On Mon, Aug 15, 2022 at 10:36 PM Hector Martin marcan@marcan.st wrote:
These ops are documented in Documentation/atomic_bitops.txt as being unordered in the failure ("bit was already set" case), and that matches the generic implementation (which arm64 uses).
Yeah, that documentation is pure garbage. We need to fix it.
I think that "unordered on failure" was added at the same time that the generic implementation was rewritten.
IOW, the documentation was changed to match that broken implementation, but it's clearly completely broken.
I think I understand *why* it's broken - it looks like a "harmless" optimization. After all, if the bitop doesn't do anything, there's nothing to order it with.
It makes a certain amount of sense - as long as you don't think about it too hard.
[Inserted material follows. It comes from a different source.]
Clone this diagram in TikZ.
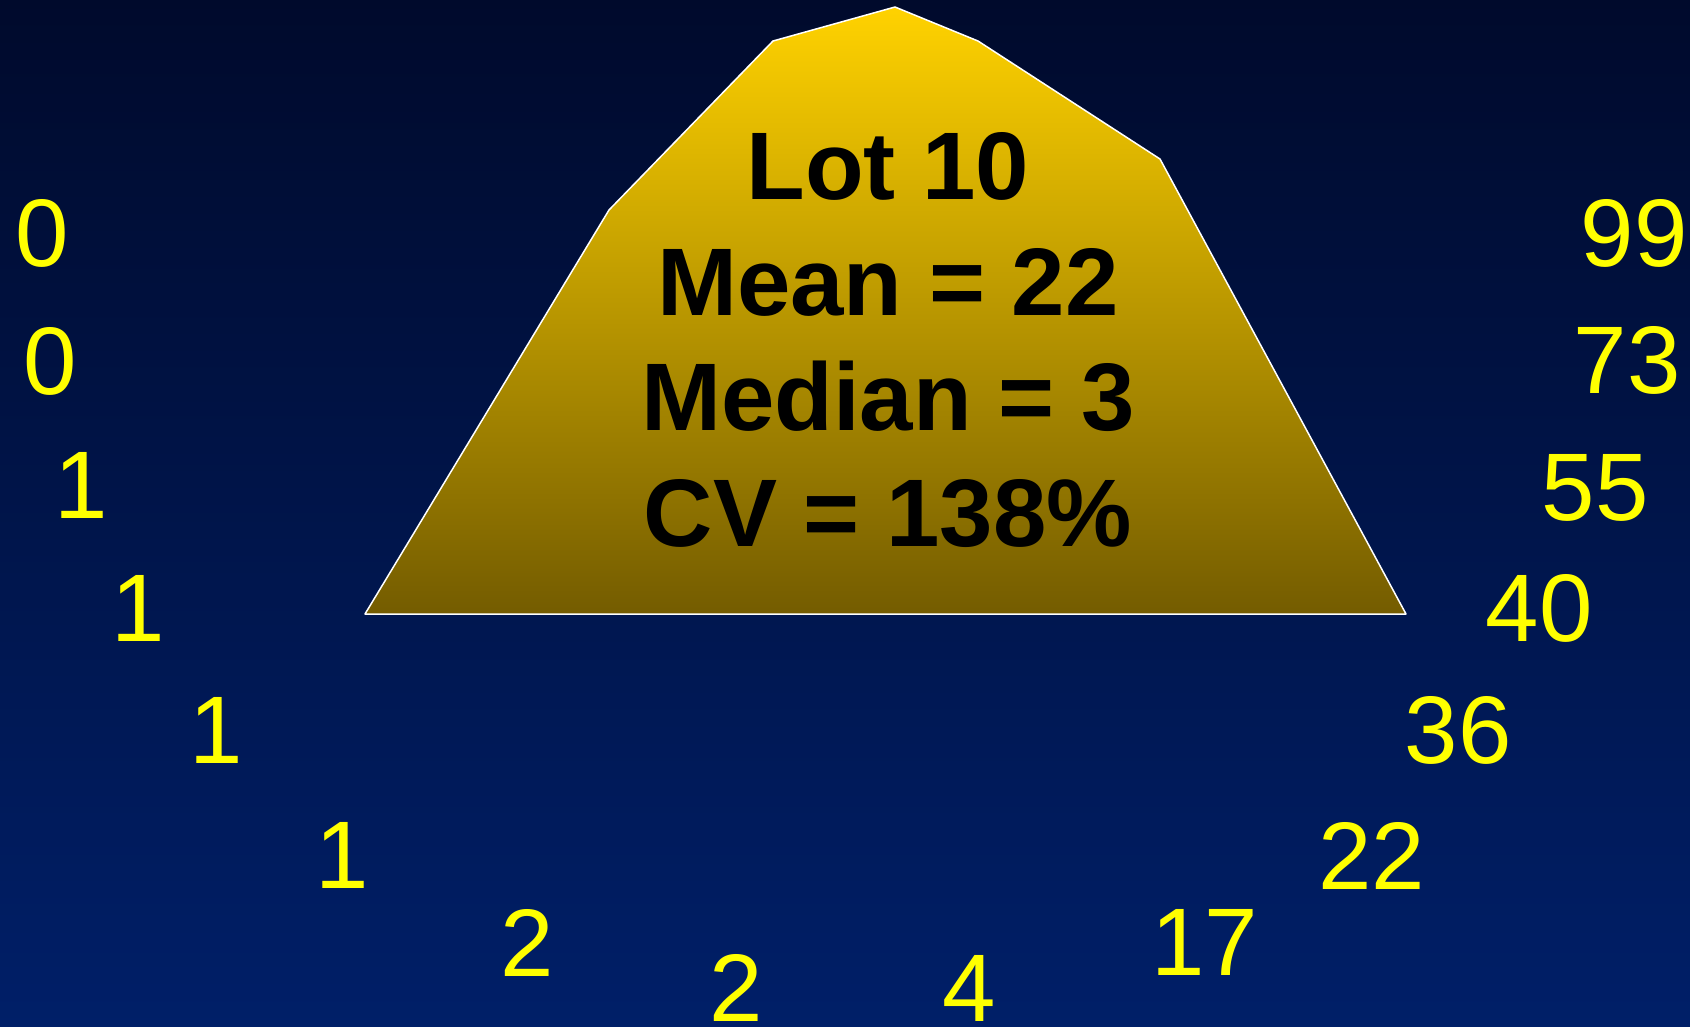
\documentclass[tikz,border=0pt]{standalone}
\usepackage{fontspec}
\setmainfont{Liberation Sans}
\definecolor{bgtop}{RGB}{0,10,44}
\definecolor{bgbot}{RGB}{0,31,104}
\definecolor{goldtop}{RGB}{255,210,0}
\definecolor{goldbot}{RGB}{116,92,0}
\definecolor{numyellow}{RGB}{255,255,0}

\begin{document}
\begin{tikzpicture}[x=1pt, y=-1pt,
	num/.style={text=numyellow, font=\fontsize{96}{110}\selectfont, anchor=base, inner sep=0pt},
	stat/.style={text=black, font=\fontsize{96}{110}\selectfont\bfseries, anchor=base, inner sep=0pt}]
	\shade[top color=bgtop, bottom color=bgbot] (0,0) rectangle (1690,1026);
	\useasboundingbox (0,0) rectangle (1690,1026);
	% the lot outline
	\shadedraw[top color=goldtop, bottom color=goldbot, draw=white, line width=1.5pt, line join=round]
		(365,614) -- (609,210) -- (773,41) -- (895,7) -- (978,41) -- (1160,159) -- (1406,614) -- cycle;
	\node[stat] (lot) at (888,199) {Lot 10};
	\node[stat] (mean) at (888,315) {Mean = 22};
	\node[stat] (median) at (888,430) {Median = 3};
	\node[stat] (cv) at (888,546) {CV = 138\%};
	% counts round the outline
	\foreach \v/\px/\py/\n in {0/42/266/l1, 0/50/394/l2, 1/81/518/l3, 1/138/641/l4, 1/216/763/l5, 1/342/888/l6,
		2/527/976/b1, 2/736/1021/b2, 4/969/1021/b3, 17/1205/975/b4,
		22/1372/889/r6, 36/1458/763/r5, 40/1539/641/r4, 55/1595/520/r3, 73/1627/393/r2, 99/1634/266/r1}
		{\node[num] (\n) at (\px,\py) {\v};}
\end{tikzpicture}
\end{document}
The reason it is completely and utterly broken is that it's not actually just "the bitop doesn't do anything". Even when it doesn't change the bit value, just the ordering of the read of the old bit value can be meaningful, exactly for that case of "I added more work to the queue, I need to set the bit to tell the consumers, and if I'm the first person to set the bit I may need to wake the consumer up".
On the other hand, Twitter just pointed out that contradicting documentation exists (I believe this was the source of the third party doc I found that claimed it's always a barrier):
It's not just that other documentation exists - it's literally that the unordered semantics don't even make sense, and don't match reality and history.
And nobody thought about it or caught it at the time.
The Xen people seem to have noticed at some point, and tried to introduce a "sync_set_set()"
So either one doc and the implementation are wrong, or the other doc is wrong.
That doc and the generic implementation is clearly wrong.
Linus